Il conflitto nella Striscia di Gaza continua a scuotere l’opinione pubblica con riflessioni, testi pieni di parole e critiche che sono alla costante ricerca di una soluzione pacifica per una questione che sembra non avere più fine. Sorgono moltissimi pensieri che si protraggono nel tempo ed oggi discutiamo proviamo a rispondere a quella che sembra essere la regina di tutte le domande: “che cosa possiamo fare noi?
Attraverso le parole del presidente della fondazione, Gabriele Nissim, ci si è interrogati sulle modalità per porre fine al conflitto armato e su quali siano le responsabilità delle società civili che devono promuovere soluzioni pacifiche: “Qualsiasi soluzione presuppone che si lavori per esperienze di dialogo dal basso. Senza dialogo la pace non ci sarà mai. Si sono costruiti 2 partiti (pro Israele e pro Palestina) sulla scena pubblica – aggiunge – ma le modalità dei due non hanno mai inseguito il dialogo e la pace e mai come oggi si necessiterebbe di avere un movimento che metta insieme chi dei diversi contesti lavora per la pace”.
Manuela Adviri, scrittrice e blogger ha raccontato la propria esperienza di cittadina e attivista israeliana, che dopo gli eventi del 7 ottobre ha deciso di reagire alla rabbia generale impegnandosi nuovamente in prima persona con diversi progetti volti a promuovere la pace tra i due popoli: “l’odio si vince facendo cose, non solo raccontando”.
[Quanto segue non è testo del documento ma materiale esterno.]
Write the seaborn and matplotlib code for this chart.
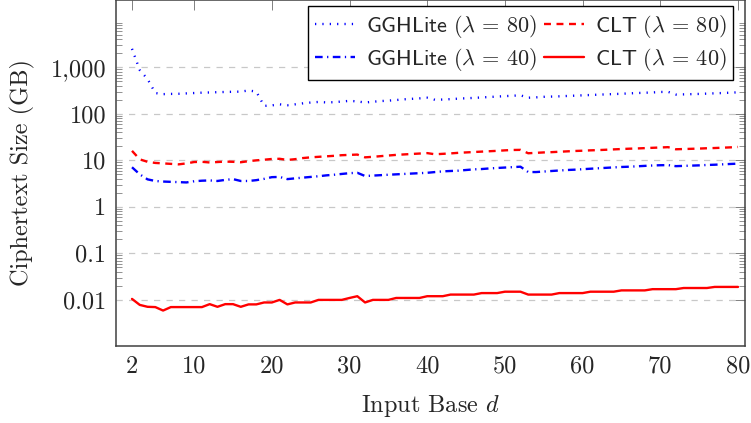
import numpy as np
import pandas as pd
import matplotlib
matplotlib.use("Agg")
import matplotlib.pyplot as plt
import seaborn as sns
from matplotlib.ticker import FixedLocator, FixedFormatter, NullFormatter

# data (d = 2 .. 80)
d_values = list(range(2, 81))

ggh_80 = [2500, 870, 560, 280, 265, 268, 270, 275, 280, 285,
          288, 292, 295, 298, 300, 318, 300, 148, 152, 160,
          153, 160, 168, 175, 180, 176, 178, 184, 190, 185,
          175, 182, 188, 192, 198, 205, 210, 215, 222, 200,
          203, 207, 212, 216, 220, 225, 230, 235, 240, 245,
          250, 222, 226, 232, 235, 238, 242, 246, 250, 254,
          258, 262, 266, 270, 275, 280, 284, 288, 295, 297,
          260, 262, 265, 268, 272, 276, 280, 285, 290]

clt_80 = [16, 10.5, 9.3, 8.8, 8.6, 8.4, 8.2, 8.6, 9.2, 9.3,
          9.0, 9.2, 9.4, 9.3, 9.1, 9.6, 10.0, 10.3, 10.7, 10.8,
          10.2, 10.6, 11.2, 11.6, 11.9, 12.2, 12.5, 12.9, 13.1, 13.3,
          11.6, 11.9, 12.3, 12.7, 13.1, 13.4, 13.7, 14.0, 14.3, 13.5,
          13.8, 14.1, 14.5, 14.8, 15.1, 15.4, 15.7, 16.0, 16.4, 16.7,
          16.8, 14.2, 14.5, 14.8, 15.0, 15.3, 15.6, 15.9, 16.1, 16.4,
          16.6, 16.9, 17.2, 17.5, 17.8, 18.0, 18.3, 18.6, 18.9, 19.2,
          17.3, 17.5, 17.7, 17.9, 18.2, 18.4, 18.7, 19.0, 19.4]

ggh_40 = [7.1, 5.0, 3.9, 3.6, 3.5, 3.45, 3.4, 3.35, 3.55, 3.65,
          3.7, 3.6, 3.8, 3.95, 3.6, 3.6, 3.75, 4.0, 4.35, 4.4,
          3.95, 4.1, 4.25, 4.4, 4.55, 4.75, 4.9, 5.1, 5.3, 5.4,
          4.6, 4.7, 4.8, 4.9, 5.0, 5.1, 5.2, 5.3, 5.4, 5.6,
          5.8, 5.9, 6.0, 6.2, 6.4, 6.5, 6.7, 6.85, 7.0, 7.15,
          7.3, 5.6, 5.6, 5.75, 5.9, 6.05, 6.2, 6.3, 6.45, 6.6,
          6.75, 6.9, 7.05, 7.2, 7.3, 7.45, 7.6, 7.75, 7.85, 7.9,
          7.5, 7.6, 7.7, 7.8, 7.95, 8.05, 8.2, 8.35, 8.5]

clt_40 = [0.0105, 0.0078, 0.0071, 0.0070, 0.0059, 0.0070, 0.0070, 0.0070, 0.0070, 0.0070,
          0.0081, 0.0071, 0.0081, 0.0081, 0.0071, 0.0080, 0.0080, 0.0088, 0.0088, 0.0100,
          0.0080, 0.0088, 0.0088, 0.0088, 0.0100, 0.0100, 0.0100, 0.0100, 0.0110, 0.0120,
          0.0088, 0.0100, 0.0100, 0.0100, 0.0110, 0.0110, 0.0110, 0.0110, 0.0120, 0.0120,
          0.0120, 0.0130, 0.0130, 0.0130, 0.0130, 0.0140, 0.0140, 0.0140, 0.0150, 0.0150,
          0.0150, 0.0130, 0.0130, 0.0130, 0.0130, 0.0140, 0.0140, 0.0140, 0.0140, 0.0150,
          0.0150, 0.0150, 0.0150, 0.0160, 0.0160, 0.0160, 0.0160, 0.0170, 0.0170, 0.0170,
          0.0170, 0.0180, 0.0180, 0.0180, 0.0180, 0.0190, 0.0190, 0.0190, 0.0190]

x_ticks = [2, 10, 20, 30, 40, 50, 60, 70, 80]
y_ticks = [0.01, 0.1, 1, 10, 100, 1000]
y_tick_labels = ["0.01", "0.1", "1", "10", "100", "1,000"]

labels = [r"$\mathsf{GGHLite}\ (\lambda\,=\,80)$", r"$\mathsf{GGHLite}\ (\lambda\,=\,40)$",
          r"$\mathsf{CLT}\ (\lambda\,=\,80)$", r"$\mathsf{CLT}\ (\lambda\,=\,40)$"]

# -----------------------------
# style
# -----------------------------
sns.set_style("white")
plt.rcParams["font.family"] = ["serif"]
plt.rcParams["font.serif"] = ["cmr10", "DejaVu Serif"]
plt.rcParams["mathtext.fontset"] = "cm"
plt.rcParams["axes.unicode_minus"] = False
plt.rcParams["lines.scale_dashes"] = False

df = pd.DataFrame({"d": d_values, "g80": ggh_80, "g40": ggh_40,
                   "c80": clt_80, "c40": clt_40})

fig = plt.figure(figsize=(7.51, 4.23), dpi=100)
ax = fig.add_axes([116 / 751, 77 / 423, 629 / 751, 346 / 423])

styles = [("g80", "#0000ff", (0, (0.9, 4.4))),
          ("g40", "#0000ff", (0, (5.5, 3.2, 0.9, 3.2))),
          ("c80", "#ff0000", (0, (5.0, 4.0))),
          ("c40", "#ff0000", "-")]

for (col, color, ls), label in zip(styles, labels):
    sns.lineplot(data=df, x="d", y=col, ax=ax, color=color, linestyle=ls,
                 linewidth=1.7, label=label)

ax.set_yscale("log")
ax.set_xlim(-0.06, 80.9)
ax.set_ylim(1.02e-3, 2.8e4)

ax.set_xticks(x_ticks)
ax.set_xticklabels([str(t) for t in x_ticks])
ax.yaxis.set_major_locator(FixedLocator(y_ticks))
ax.yaxis.set_major_formatter(FixedFormatter(y_tick_labels))
minor = [m * 10.0 ** e for e in range(-2, 4) for m in range(2, 10)]
ax.yaxis.set_minor_locator(FixedLocator(minor))
ax.yaxis.set_minor_formatter(NullFormatter())

ax.tick_params(axis="both", which="major", direction="in", length=7, width=0.7,
               color="#808080", labelsize=17.5, top=True, right=True, pad=7)
ax.tick_params(axis="y", which="minor", direction="in", length=4.5, width=0.6,
               color="#808080", right=True, left=True)
ax.tick_params(axis="x", which="minor", bottom=False, top=False)

ax.grid(False)
ax.yaxis.grid(True, which="major", color="#c8c8c8", linestyle=(0, (4.5, 4.5)), linewidth=0.9)
ax.set_axisbelow(True)

for sp in ax.spines.values():
    sp.set_color("#404040")
    sp.set_linewidth(1.1)

ax.set_xlabel(r"Input Base $d$", fontsize=17.5)
ax.set_ylabel("Ciphertext Size (GB)", fontsize=17.5)
ax.xaxis.set_label_coords(0.5, -0.135)
ax.yaxis.set_label_coords(-0.128, 0.5)

handles, lbls = ax.get_legend_handles_labels()
leg = ax.legend(handles, lbls, ncol=2, loc="upper right", bbox_to_anchor=(0.981, 0.983),
                borderaxespad=0, fontsize=16, frameon=True, fancybox=False,
                edgecolor="black", framealpha=1, handlelength=1.8, handletextpad=0.5,
                columnspacing=0.3, labelspacing=0.3, borderpad=0.3)
leg.get_frame().set_linewidth(1.0)

plt.savefig("out.png", dpi=100)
Giulia Ceccutti dell’Associazione Italiana Amici di Wahat al – Salam Neve Shalom ha poi introdotto l’ambizioso progetto della Comunità Nevé Shalom – Wahat al Salam (Oasi di Pace), un villaggio che sorge a metà tra Tel Aviv e Gerusalemme che da oltre 50 anni ospita 90 famiglie, metà ebree e metà palestinesi, dimostrando che una convivenza equa e democratica tra i popoli è possibile.
Sono seguiti gli interventi degli attuali co-direttori delle istituzioni educative del villaggio, Samah Salaime e Nir Sharon che hanno raccontato del loro impegno per diffondere i temi del dialogo e della convivenza pacifica tramite l’educazione: “il 7 ottobre ha messo alla prova il nostro lavoro – continua Nir Sharon – ma poi abbiamo visto che i bambini sono tornati nelle nostre scuole mandati dalle loro famiglie, desiderosi di affrontare la situazione insieme”. “L’odio si insegna velocemente – aggiunge Samah Salaime – per il dialogo serve tempo”.